Primero, el avance hacia una sociedad de derechos es irreversible, incluso para la derecha que, después de un rechazo ideológico al valor de la igualdad (todavía en sus ambientes se habla de la «tiranía» de la igualdad), ha debido recurrir al Tribunal Constitucional para obstaculizar su concreción a través de esta glosa presupuestaria, mecanismo que el propio Tribunal ¡desestimó que fuera inconstitucional!
Hoy, como se deduce del requerimiento de la oposición, no está en discusión el financiamiento gratuito de la educación superior, ni siquiera el procedimiento adoptado por el Gobierno, sino el problema acerca de qué instituciones deben ser las elegidas. A propósito de lo cual habría que decir que, en la actualidad, las becas Bicentenario y los créditos del Fondo Solidario, se otorgan sólo a estudiantes del Cruch —entidades sometidas a estándares de acreditación mucho más elevados que el resto de las universidades— sin que se hayan escuchado las aprensiones que hoy plantea la derecha. Aún más, el propio gobierno del presidente Piñera, empleó igual mecanismo para solventar el Fondo Fortalecimiento CRUCh y el Fondo Basal por Desempeño.
Nuestro desafío es encaminarnos hacia el horizonte de mediano y largo plazo de una sociedad justa y solidaria, donde el Estado tenga, más que un rol subsidiario, el papel de ser un genuino garante del Bien Común.
Segundo, si la educación estuviera reconocida como un derecho constitucional y, en consecuencia, no como un beneficio patrimonial, no como un bien de mercado, no como una mercancía, sino como una garantía exigible y justiciable, no tendríamos hoy los vergonzantes niveles de desigualdad que, en los fundamentos de su recurso de inconstitucionalidad, destaca la derecha para frenar su gratuidad.
Nosotros hemos afirmado que no se aviene con la democracia ni con el régimen constitucional la existencia de un órgano que, como el Tribunal Constitucional, actúa al modo de una asamblea deliberante semejante a la Cámara y al Senado, pero sin la representatividad y la legitimidad, que como tales órganos de representación les concede el voto popular.
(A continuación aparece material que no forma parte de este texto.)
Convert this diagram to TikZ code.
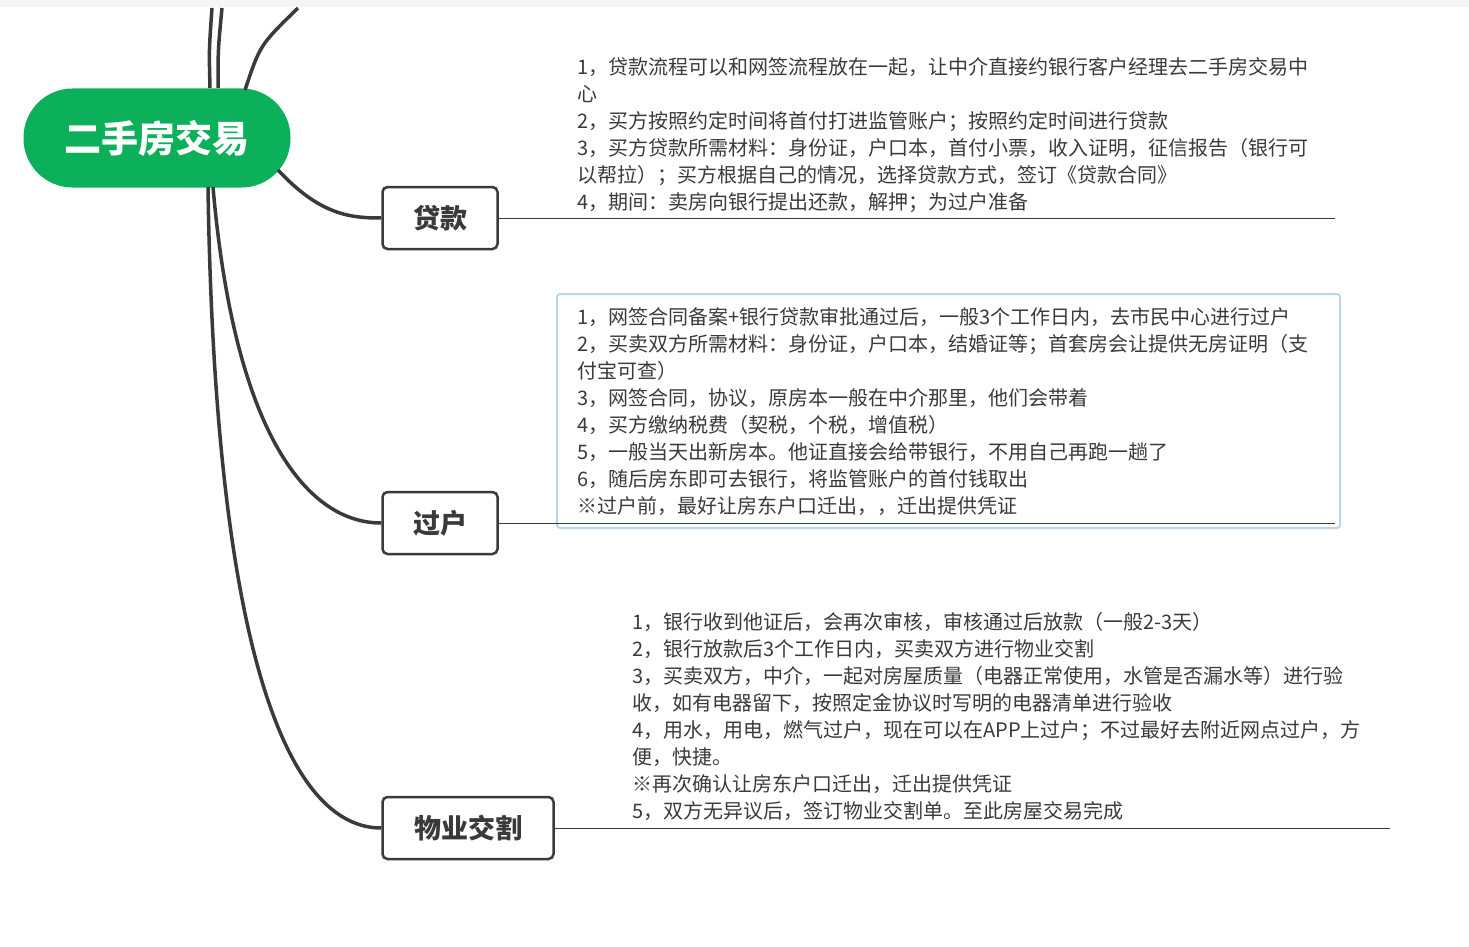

Desde luego, el debate, tanto en el Congreso como en el Tribunal Constitucional, sería otro. Recordemos que el actual modelo inequitativo y discriminador que hoy reprocha la derecha se instaló hace treinta y cinco años, y que desde entonces ha venido operando hasta este momento en que se busca provocar un giro que tardará años en consolidarse.
Nuestro desafío es que estos principios de fin al lucro con los derechos fundamentales y de gratuidad en su acceso, hace algunos años impensables, conquisten la verdadera jerarquía que se merecen en una nueva Constitución.
Tercero, no podemos ensalzar las resoluciones del Tribunal Constitucional cuando se inclinan a favor de la supresión del sistema binominal, y de denostarlo, cuando se pronuncian en contra de un proyecto que nos interesa. El TC es parte del Estado de derecho realmente existente, y su desempeño debe ser juzgado y aquilatado en el marco de la institucionalidad que queremos cambiar.
Nosotros hemos afirmado que no se aviene con la democracia ni con el régimen constitucional la existencia de un órgano que, como el Tribunal Constitucional, actúa al modo de una asamblea deliberante semejante a la Cámara y al Senado, pero sin la representatividad y la legitimidad, que como tales órganos de representación les concede el voto popular. Sin duda, la controversia entre financiar la oferta o financiar la demanda, dilema que fija la diferencia entre una regulación democrática y una regulación de mercado, es un asunto primordialmente político, no jurídico y, en por consiguiente que debe ser zanjado por las instancias que granjea nuestra democracia representativa.
Nuestro desafío es profundizar y ampliar la democracia para que la voluntad soberana no sea vetada a través del uso antojadizo de una institución que debería dirimir conflictos de relevancia jurídica.